• Work to be completed: Starting at the first line of the data, print each line verbatim up to and including the line bearing "LT2', 'DAT70 LT3']", omitting pictures.

□ □ □ □ □ □ □

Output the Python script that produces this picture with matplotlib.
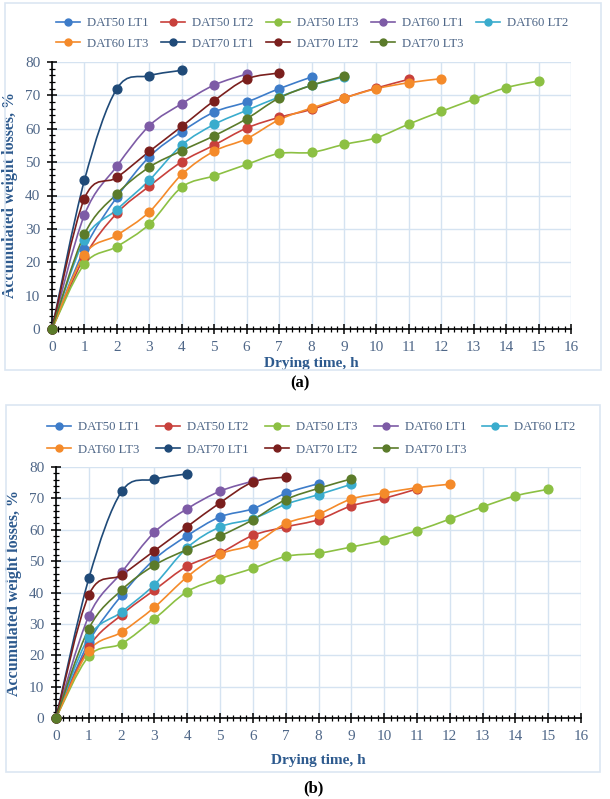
import numpy as np
import matplotlib
matplotlib.use("Agg")
import matplotlib.pyplot as plt
from matplotlib.path import Path
from matplotlib.patches import PathPatch, Rectangle
from matplotlib.lines import Line2D
from matplotlib.ticker import MultipleLocator

plt.rcParams['font.family'] = ['Liberation Serif', 'DejaVu Serif']

# Datos (perdida de peso acumulada, %) por hora de secado
SERIES_NAMES = ['DAT50 LT1', 'DAT50 LT2', 'DAT50 LT3', 'DAT60 LT1', 'DAT60 LT2',
                'DAT60 LT3', 'DAT70 LT1', 'DAT70 LT2', 'DAT70 LT3']

# panel (a)
A_DAT50_LT1 = [0, 24.0, 39.5, 51.6, 59.1, 65.0, 68.0, 72.0, 75.5]
A_DAT50_LT2 = [0, 21.6, 34.7, 42.8, 50.1, 55.1, 60.2, 63.4, 65.8, 69.2, 72.2, 74.8]
A_DAT50_LT3 = [0, 19.5, 24.7, 31.4, 42.5, 45.9, 49.3, 52.6, 52.9, 55.3, 57.3, 61.4, 65.2, 68.8, 72.3, 74.3]
A_DAT60_LT1 = [0, 34.2, 48.8, 60.9, 67.5, 73.1, 76.4]
A_DAT60_LT2 = [0, 26.8, 35.8, 44.6, 55.1, 61.3, 65.5, 69.5, 73.0, 75.5]
A_DAT60_LT3 = [0, 22.3, 28.1, 35.1, 46.3, 53.3, 57.0, 62.7, 66.2, 69.2, 72.0, 73.8, 75.0]
A_DAT70_LT1 = [0, 44.6, 72.0, 75.9, 77.5]
A_DAT70_LT2 = [0, 39.1, 45.4, 53.2, 60.7, 68.4, 74.9, 76.7]
A_DAT70_LT3 = [0, 28.4, 40.5, 48.5, 53.4, 57.9, 63.0, 69.2, 73.0, 75.8]

# panel (b)
B_DAT50_LT1 = [0, 24.2, 39.1, 50.6, 58.1, 64.1, 66.7, 71.6, 74.7]
B_DAT50_LT2 = [0, 22.6, 32.9, 40.8, 48.4, 52.6, 58.2, 60.9, 63.2, 67.6, 70.0, 73.0]
B_DAT50_LT3 = [0, 19.7, 23.7, 31.6, 40.3, 44.4, 47.7, 51.5, 52.5, 54.5, 56.7, 59.7, 63.4, 67.3, 70.8, 72.9]
B_DAT60_LT1 = [0, 32.5, 46.4, 59.2, 66.7, 72.3, 75.5]
B_DAT60_LT2 = [0, 25.8, 33.8, 42.5, 54.3, 60.9, 63.5, 68.1, 71.2, 74.5]
B_DAT60_LT3 = [0, 21.4, 27.4, 35.3, 45.0, 52.2, 55.3, 62.0, 65.0, 69.8, 71.7, 73.4, 74.5]
B_DAT70_LT1 = [0, 44.5, 72.2, 76.1, 77.8]
B_DAT70_LT2 = [0, 39.2, 45.6, 53.3, 61.0, 68.6, 75.2, 76.8]
B_DAT70_LT3 = [0, 28.5, 40.8, 48.7, 53.7, 58.0, 63.2, 69.6, 73.2, 76.2]

PANEL_A = [A_DAT50_LT1, A_DAT50_LT2, A_DAT50_LT3, A_DAT60_LT1, A_DAT60_LT2,
           A_DAT60_LT3, A_DAT70_LT1, A_DAT70_LT2, A_DAT70_LT3]
PANEL_B = [B_DAT50_LT1, B_DAT50_LT2, B_DAT50_LT3, B_DAT60_LT1, B_DAT60_LT2,
           B_DAT60_LT3, B_DAT70_LT1, B_DAT70_LT2, B_DAT70_LT3]

COLORES = ['#3d7cc9', '#c8403b', '#8cc043', '#7d5ba6', '#3aaccd',
           '#f48a2a', '#1f4a78', '#7a1f1d', '#5b7b2a']

TICK_COLOR = '#4f6788'
LABEL_COLOR = '#2d5a8e'
GRID_COLOR = '#d5e3f1'
BORDER_COLOR = '#dce6f2'


def curva_suave(x, y):
    # curva tipo Excel (Bezier con tension 1/6)
    pts = np.column_stack([x, y]).astype(float)
    n = len(pts)
    verts = [pts[0]]
    codes = [Path.MOVETO]
    for i in range(n - 1):
        p0 = pts[max(i - 1, 0)]
        p1 = pts[i]
        p2 = pts[i + 1]
        p3 = pts[min(i + 2, n - 1)]
        c1 = p1 + (p2 - p0) / 6
        c2 = p2 - (p3 - p1) / 6
        verts += [c1, c2, p2]
        codes += [Path.CURVE4] * 3
    return Path(verts, codes)


def dibujar_panel(fig, rect, datos, xpad):
    ax = fig.add_axes(rect)
    for valores, color in zip(datos, COLORES):
        horas = np.arange(len(valores))
        ax.add_patch(PathPatch(curva_suave(horas, valores), fill=False,
                               edgecolor=color, lw=1.2, zorder=3))
        ax.plot(horas, valores, 'o', color=color, ms=6.3, zorder=4, clip_on=False)
    ax.set_xlim(0, 16)
    ax.set_ylim(0, 80)
    ax.xaxis.set_major_locator(MultipleLocator(1))
    ax.xaxis.set_minor_locator(MultipleLocator(0.2))
    ax.yaxis.set_major_locator(MultipleLocator(10))
    ax.yaxis.set_minor_locator(MultipleLocator(2))
    ax.grid(True, which='major', color=GRID_COLOR, lw=1, zorder=0)
    ax.set_axisbelow(True)
    for lado in ['top', 'right']:
        ax.spines[lado].set_visible(False)
    for lado in ['left', 'bottom']:
        ax.spines[lado].set_color('black')
        ax.spines[lado].set_linewidth(1.2)
    ax.tick_params(which='major', direction='inout', length=7, width=1.1,
                   colors='black', labelcolor=TICK_COLOR, labelsize=11, pad=5)
    ax.tick_params(which='minor', direction='inout', length=5, width=0.9, colors='black')
    ax.set_xlabel('Drying time, h', fontsize=11, fontweight='bold', color=LABEL_COLOR,
                  labelpad=xpad)
    ax.set_ylabel('Accumulated weight losses, %', fontsize=11.5, fontweight='bold',
                  color=LABEL_COLOR, labelpad=5)
    return ax


def leyenda(fig, ancla, espacio, filas):
    handles = [Line2D([0], [0], color=c, lw=1.2, marker='o', ms=5) for c in COLORES]
    # la leyenda de Excel va por filas, matplotlib llena por columnas
    orden = [0, 5, 1, 6, 2, 7, 3, 8, 4]
    fig.legend([handles[i] for i in orden], [SERIES_NAMES[i] for i in orden],
               ncol=5, loc='upper left', bbox_to_anchor=ancla,
               frameon=False, fontsize=9.2, labelcolor=TICK_COLOR, handlelength=1.9,
               handletextpad=0.55, columnspacing=espacio, borderpad=0, borderaxespad=0,
               labelspacing=filas)


fig = plt.figure(figsize=(6.1, 7.99), dpi=100)
W, H = 610, 799

# marcos de cada panel
for (x0, y0, x1, y1) in [(5, 3, 601, 370), (6, 405, 600, 772)]:
    fig.patches.append(Rectangle((x0 / W, 1 - y1 / H), (x1 - x0) / W, (y1 - y0) / H,
                                 transform=fig.transFigure, fill=False,
                                 edgecolor=BORDER_COLOR, lw=1.2))

dibujar_panel(fig, [52 / W, 1 - 329 / H, 519 / W, 267 / H], PANEL_A, 2)
dibujar_panel(fig, [56 / W, 1 - 718 / H, 525 / W, 251 / H], PANEL_B, 8)

leyenda(fig, (56 / W, 1 - 17 / H), 0.95, 0.68)
leyenda(fig, (47 / W, 1 - 421 / H), 1.25, 0.85)

fig.text(300 / W, 1 - 383 / H, '(a)', ha='center', va='center', fontsize=12, fontweight='bold')
fig.text(313 / W, 1 - 788 / H, '(b)', ha='center', va='center', fontsize=12, fontweight='bold')

fig.savefig('out.png', dpi=100)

□ □ □ □ □ □ □

• Solved problem:
Output the Python script that produces this picture with matplotlib.
import numpy as np
import matplotlib
matplotlib.use("Agg")
import matplotlib.pyplot as plt
from matplotlib.path import Path
from matplotlib.patches import PathPatch, Rectangle
from matplotlib.lines import Line2D
from matplotlib.ticker import MultipleLocator

plt.rcParams['font.family'] = ['Liberation Serif', 'DejaVu Serif']

# Datos (perdida de peso acumulada, %) por hora de secado
SERIES_NAMES = ['DAT50 LT1', 'DAT50 LT2', 'DAT50 LT3', 'DAT60 LT1', 'DAT60 LT2',
                'DAT60 LT3', 'DAT70 LT1', 'DAT70 LT2', 'DAT70 LT3']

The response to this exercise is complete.